Task objective
Print exactly the lines from the first one down to the line containing "94.6, 97.3, 97.3, 97.3, 98.6, 100]", both ends included, with no pictures and nothing else.

Recorded data

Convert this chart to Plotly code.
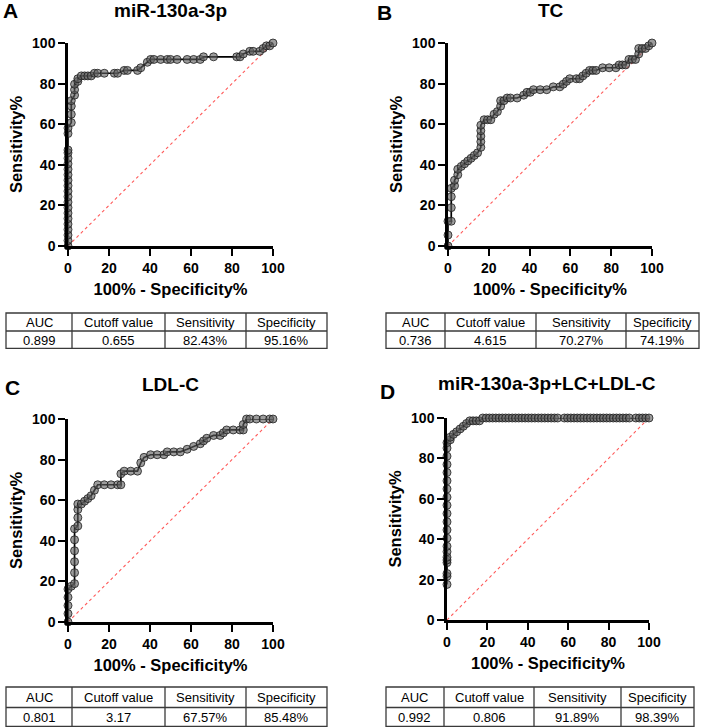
import plotly.graph_objects as go

W, H = 708, 728
FONT = "Arial, Liberation Sans, sans-serif"

# ---------------- data (100% - Specificity%, Sensitivity%) ----------------
a_fpr = [0, 0, 0, 0, 0, 0, 0, 0, 0, 0, 0, 0, 0, 0, 0, 0, 0, 0, 0, 0, 0,
         1.6, 1.6, 1.6, 1.6, 3.2, 3.2, 3.2, 4.8, 4.8, 6.5, 8.1, 9.7, 11.3, 12.9,
         14.5, 17.7, 22.6, 24.2, 27.4, 29.0, 33.9, 35.5, 38.7, 40.3, 41.9, 45.2,
         48.4, 50.0, 53.2, 58.1, 61.3, 64.5, 66.1, 71.0, 82.3, 83.9, 85.5, 88.7,
         90.3, 93.5, 95.2, 96.8, 98.4, 100]
a_sens = [0, 2.7, 5.4, 8.1, 10.8, 13.5, 16.2, 18.9, 21.6, 24.3, 27.0, 29.7, 32.4,
          35.1, 37.8, 40.5, 43.2, 45.9, 47.3, 55.4, 58.1,
          60.8, 64.9, 68.9, 71.6, 74.3, 77.0, 79.7, 81.1, 82.4, 83.8, 83.8, 83.8,
          83.8, 85.1, 85.1, 85.1, 85.1, 85.1, 86.5, 86.5, 86.5, 87.8, 90.5, 91.9,
          91.9, 91.9, 91.9, 91.9, 91.9, 91.9, 91.9, 91.9, 93.2, 93.2, 93.2, 93.2,
          94.6, 95.9, 95.9, 95.9, 97.3, 98.6, 98.6, 100]

b_fpr = [0, 0, 0, 1.6, 1.6, 1.6, 1.6, 3.2, 3.2, 4.8, 4.8, 6.5, 8.1, 9.7, 11.3,
         12.9, 14.5, 16.1, 16.1, 16.1, 16.1, 16.1, 17.7, 19.4, 21.0, 22.6, 24.2,
         25.8, 25.8, 27.4, 29.0, 30.6, 33.9, 37.1, 38.7, 40.3, 41.9, 45.2, 48.4,
         51.6, 54.8, 56.5, 58.1, 59.7, 62.9, 64.5, 66.1, 67.7, 69.4, 71.0, 72.6,
         75.8, 79.0, 82.3, 83.9, 85.5, 87.1, 88.7, 90.3, 91.9, 93.5, 93.5, 95.2,
         96.8, 98.4, 100]
b_sens = [0, 5.4, 12.2, 12.2, 18.9, 24.3, 28.4, 29.7, 32.4, 35.1, 37.8, 39.2,
          40.5, 41.9, 43.2, 44.6, 45.9, 48.6, 51.4, 54.1, 56.8, 59.5, 62.2, 62.2,
          62.2, 64.9, 66.2, 68.9, 71.6, 71.6, 72.9, 72.9, 72.9, 74.3, 75.7, 75.7,
          77.0, 77.0, 77.0, 78.4, 78.4, 79.7, 81.1, 82.4, 82.4, 82.4, 83.8, 85.1,
          86.5, 86.5, 86.5, 87.8, 87.8, 87.8, 89.2, 89.2, 89.2, 91.9, 91.9, 91.9,
          94.6, 97.3, 97.3, 97.3, 98.6, 100]

c_fpr = [0, 0, 0, 0, 0, 1.6, 3.2, 3.2, 3.2, 3.2, 3.2, 3.2, 4.8, 4.8, 4.8, 4.8,
         6.5, 8.1, 9.7, 11.3, 12.9, 14.5, 17.7, 21.0, 24.2, 25.8, 25.8, 27.4,
         30.6, 33.9, 35.5, 37.1, 40.3, 43.5, 46.8, 48.4, 51.6, 54.8, 58.1, 61.3,
         64.5, 66.1, 67.7, 71.0, 74.2, 75.8, 77.4, 80.6, 83.9, 85.5, 85.5, 87.1,
         88.7, 91.9, 95.2, 98.4, 100]
c_sens = [0, 4.1, 8.1, 12.2, 16.2, 17.6, 18.9, 24.3, 29.7, 35.1, 40.5, 45.9,
          47.3, 51.4, 55.4, 58.1, 58.1, 59.5, 60.8, 62.2, 64.9, 67.6, 67.6, 67.6,
          67.6, 67.6, 73.0, 74.3, 74.3, 74.3, 78.4, 81.1, 82.4, 82.4, 82.4, 83.8,
          83.8, 83.8, 85.1, 86.5, 87.8, 89.2, 90.5, 91.9, 91.9, 93.2, 94.6, 94.6,
          94.6, 94.6, 97.3, 100, 100, 100, 100, 100, 100]

d_fpr = [0, 0, 0, 0, 0, 0, 0, 0, 0, 0, 0, 0, 0, 0, 0, 0, 0, 0, 0, 0, 0,
         1.6, 1.6, 3.2, 4.8, 6.5, 8.1, 9.7, 11.3, 12.9, 14.5, 16.1,
         17.7, 19.4, 21.0, 22.6, 24.2, 25.8, 27.4, 29.0, 30.6, 32.3, 33.9, 35.5,
         37.1, 38.7, 40.3, 41.9, 43.5, 45.2, 46.8, 48.4, 50.0, 51.6, 53.2, 54.8,
         58.1, 59.7, 61.3, 62.9, 64.5, 66.1, 67.7, 69.4, 71.0, 72.6, 74.2, 75.8,
         77.4, 79.0, 80.6, 82.3, 83.9, 85.5, 87.1, 88.7, 90.3,
         93.5, 95.2, 96.8, 98.4, 100]
d_sens = [17.6, 21.6, 23.0, 28.4, 29.7, 31.1, 33.8, 36.5, 40.5, 44.6, 48.6,
          52.7, 56.8, 60.8, 64.9, 68.9, 73.0, 77.0, 81.1, 85.1, 87.8,
          89.2, 90.5, 91.9, 93.2, 94.6, 95.9, 97.3, 98.6, 98.6, 98.6, 98.6,
          100, 100, 100, 100, 100, 100, 100, 100, 100, 100, 100, 100,
          100, 100, 100, 100, 100, 100, 100, 100, 100, 100, 100, 100,
          100, 100, 100, 100, 100, 100, 100, 100, 100, 100, 100, 100,
          100, 100, 100, 100, 100, 100, 100, 100, 100,
          100, 100, 100, 100, 100]

diag_x = [0, 100]
diag_y = [0, 100]

panel_letters = ["A", "B", "C", "D"]
panel_titles = ["miR-130a-3p", "TC", "LDL-C", "miR-130a-3p+LC+LDL-C"]
tick_vals = [0, 20, 40, 60, 80, 100]
x_title = "100% - Specificity%"
y_title = "Sensitivity%"

table_header = ["AUC", "Cutoff value", "Sensitivity", "Specificity"]
table_a = ["0.899", "0.655", "82.43%", "95.16%"]
table_b = ["0.736", "4.615", "70.27%", "74.19%"]
table_c = ["0.801", "3.17", "67.57%", "85.48%"]
table_d = ["0.992", "0.806", "91.89%", "98.39%"]

# ---------------- layout helpers (pixel -> paper) ----------------
def fx(p):
    return p / W

def fy(p):
    return min(1.0, max(0.0, 1 - p / H))

# plot areas in pixels: (left, right, top, bottom)
areas = [(68, 273, 43, 246), (448, 652, 43, 246),
         (68, 273, 419, 622), (447, 649, 418, 620)]
series = [(a_fpr, a_sens), (b_fpr, b_sens), (c_fpr, c_sens), (d_fpr, d_sens)]
letter_pos = [(10, 11), (385, 12), (12, 387), (387, 391)]
title_pos = [(170, 11), (551, 11), (170, 384), (547, 383)]
# table geometry in pixels: column edges, row edges (top, mid, bottom)
tables = [
    ([6, 72, 165, 246, 327], [313, 331, 349], table_a),
    ([386, 445, 536, 626, 699], [313, 331, 349], table_b),
    ([6, 72, 165, 246, 327], [687, 707.5, 727], table_c),
    ([386, 444, 534, 621, 694], [687, 707.5, 727], table_d),
]

fig = go.Figure()
layout = dict(width=W, height=H, margin=dict(l=0, r=0, t=0, b=0),
              paper_bgcolor="white", plot_bgcolor="white", showlegend=False,
              font=dict(family=FONT, color="black"))
annotations = []
shapes = []

for i, ((l, r, t, b), (xs, ys)) in enumerate(zip(areas, series)):
    k = "" if i == 0 else str(i + 1)
    xa, ya = "x" + k, "y" + k
    fig.add_trace(go.Scatter(x=diag_x, y=diag_y, mode="lines", xaxis=xa, yaxis=ya,
                             line=dict(color="#ff5a5a", width=1.1, dash="dot"),
                             hoverinfo="skip", cliponaxis=False))
    fig.add_trace(go.Scatter(x=xs, y=ys, mode="lines+markers", xaxis=xa, yaxis=ya,
                             line=dict(color="black", width=1.7),
                             marker=dict(size=8, color="rgba(95,95,95,0.62)",
                                         line=dict(color="rgba(30,30,30,0.8)", width=1)),
                             cliponaxis=False))
    axcommon = dict(range=[0, 100], tickvals=tick_vals, showgrid=False, zeroline=False,
                    showline=True, linecolor="black", linewidth=2.5,
                    ticks="outside", ticklen=7, tickwidth=2, tickcolor="black",
                    tickfont=dict(size=14, family=FONT, weight="bold", color="black"),
                    automargin=False, fixedrange=True)
    layout["xaxis" + k] = dict(axcommon, domain=[fx(l), fx(r)], anchor=ya,
                               title=dict(text="<b>" + x_title + "</b>", standoff=9,
                                          font=dict(size=16.5, family=FONT)))
    layout["yaxis" + k] = dict(axcommon, domain=[fy(b), fy(t)], anchor=xa,
                               title=dict(text="<b>" + y_title + "</b>", standoff=6,
                                          font=dict(size=16.5, family=FONT)))
    lx, ly = letter_pos[i]
    annotations.append(dict(text="<b>" + panel_letters[i] + "</b>", x=fx(lx), y=fy(ly),
                            xref="paper", yref="paper", showarrow=False,
                            xanchor="center", yanchor="middle",
                            font=dict(size=21, family=FONT, color="black")))
    tx, ty = title_pos[i]
    annotations.append(dict(text="<b>" + panel_titles[i] + "</b>", x=fx(tx), y=fy(ty),
                            xref="paper", yref="paper", showarrow=False,
                            xanchor="center", yanchor="middle",
                            font=dict(size=19, family=FONT, color="black")))

# ---------------- tables (borders as shapes, cell text as annotations) ----------------
BORDER = dict(color="#3a3a3a", width=1.3)
for (cols, rows, vals) in tables:
    left, right = cols[0], cols[-1]
    top, mid, bottom = rows
    shapes.append(dict(type="rect", xref="paper", yref="paper",
                       x0=fx(left), x1=fx(right), y0=fy(bottom - 0.7), y1=fy(top),
                       line=BORDER, fillcolor="rgba(0,0,0,0)"))
    shapes.append(dict(type="line", xref="paper", yref="paper",
                       x0=fx(left), x1=fx(right), y0=fy(mid), y1=fy(mid), line=BORDER))
    for c in cols[1:-1]:
        shapes.append(dict(type="line", xref="paper", yref="paper",
                           x0=fx(c), x1=fx(c), y0=fy(bottom - 0.7), y1=fy(top), line=BORDER))
    for j in range(4):
        cx = (cols[j] + cols[j + 1]) / 2
        for row_text, cy in ((table_header[j], (top + mid) / 2 + 0.5),
                             (vals[j], (mid + bottom) / 2 + 0.5)):
            annotations.append(dict(text=row_text, x=fx(cx), y=fy(cy),
                                    xref="paper", yref="paper", showarrow=False,
                                    xanchor="center", yanchor="middle",
                                    font=dict(size=13, family=FONT, color="black")))

layout["annotations"] = annotations
layout["shapes"] = shapes
fig.update_layout(**layout)
fig.write_html("out.html", config={"displayModeBar": False},
               post_script="document.body.style.margin='0';")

Written response
Convert this chart to Plotly code.
import plotly.graph_objects as go

W, H = 708, 728
FONT = "Arial, Liberation Sans, sans-serif"

# ---------------- data (100% - Specificity%, Sensitivity%) ----------------
a_fpr = [0, 0, 0, 0, 0, 0, 0, 0, 0, 0, 0, 0, 0, 0, 0, 0, 0, 0, 0, 0, 0,
         1.6, 1.6, 1.6, 1.6, 3.2, 3.2, 3.2, 4.8, 4.8, 6.5, 8.1, 9.7, 11.3, 12.9,
         14.5, 17.7, 22.6, 24.2, 27.4, 29.0, 33.9, 35.5, 38.7, 40.3, 41.9, 45.2,
         48.4, 50.0, 53.2, 58.1, 61.3, 64.5, 66.1, 71.0, 82.3, 83.9, 85.5, 88.7,
         90.3, 93.5, 95.2, 96.8, 98.4, 100]
a_sens = [0, 2.7, 5.4, 8.1, 10.8, 13.5, 16.2, 18.9, 21.6, 24.3, 27.0, 29.7, 32.4,
          35.1, 37.8, 40.5, 43.2, 45.9, 47.3, 55.4, 58.1,
          60.8, 64.9, 68.9, 71.6, 74.3, 77.0, 79.7, 81.1, 82.4, 83.8, 83.8, 83.8,
          83.8, 85.1, 85.1, 85.1, 85.1, 85.1, 86.5, 86.5, 86.5, 87.8, 90.5, 91.9,
          91.9, 91.9, 91.9, 91.9, 91.9, 91.9, 91.9, 91.9, 93.2, 93.2, 93.2, 93.2,
          94.6, 95.9, 95.9, 95.9, 97.3, 98.6, 98.6, 100]

b_fpr = [0, 0, 0, 1.6, 1.6, 1.6, 1.6, 3.2, 3.2, 4.8, 4.8, 6.5, 8.1, 9.7, 11.3,
         12.9, 14.5, 16.1, 16.1, 16.1, 16.1, 16.1, 17.7, 19.4, 21.0, 22.6, 24.2,
         25.8, 25.8, 27.4, 29.0, 30.6, 33.9, 37.1, 38.7, 40.3, 41.9, 45.2, 48.4,
         51.6, 54.8, 56.5, 58.1, 59.7, 62.9, 64.5, 66.1, 67.7, 69.4, 71.0, 72.6,
         75.8, 79.0, 82.3, 83.9, 85.5, 87.1, 88.7, 90.3, 91.9, 93.5, 93.5, 95.2,
         96.8, 98.4, 100]
b_sens = [0, 5.4, 12.2, 12.2, 18.9, 24.3, 28.4, 29.7, 32.4, 35.1, 37.8, 39.2,
          40.5, 41.9, 43.2, 44.6, 45.9, 48.6, 51.4, 54.1, 56.8, 59.5, 62.2, 62.2,
          62.2, 64.9, 66.2, 68.9, 71.6, 71.6, 72.9, 72.9, 72.9, 74.3, 75.7, 75.7,
          77.0, 77.0, 77.0, 78.4, 78.4, 79.7, 81.1, 82.4, 82.4, 82.4, 83.8, 85.1,
          86.5, 86.5, 86.5, 87.8, 87.8, 87.8, 89.2, 89.2, 89.2, 91.9, 91.9, 91.9,
          94.6, 97.3, 97.3, 97.3, 98.6, 100]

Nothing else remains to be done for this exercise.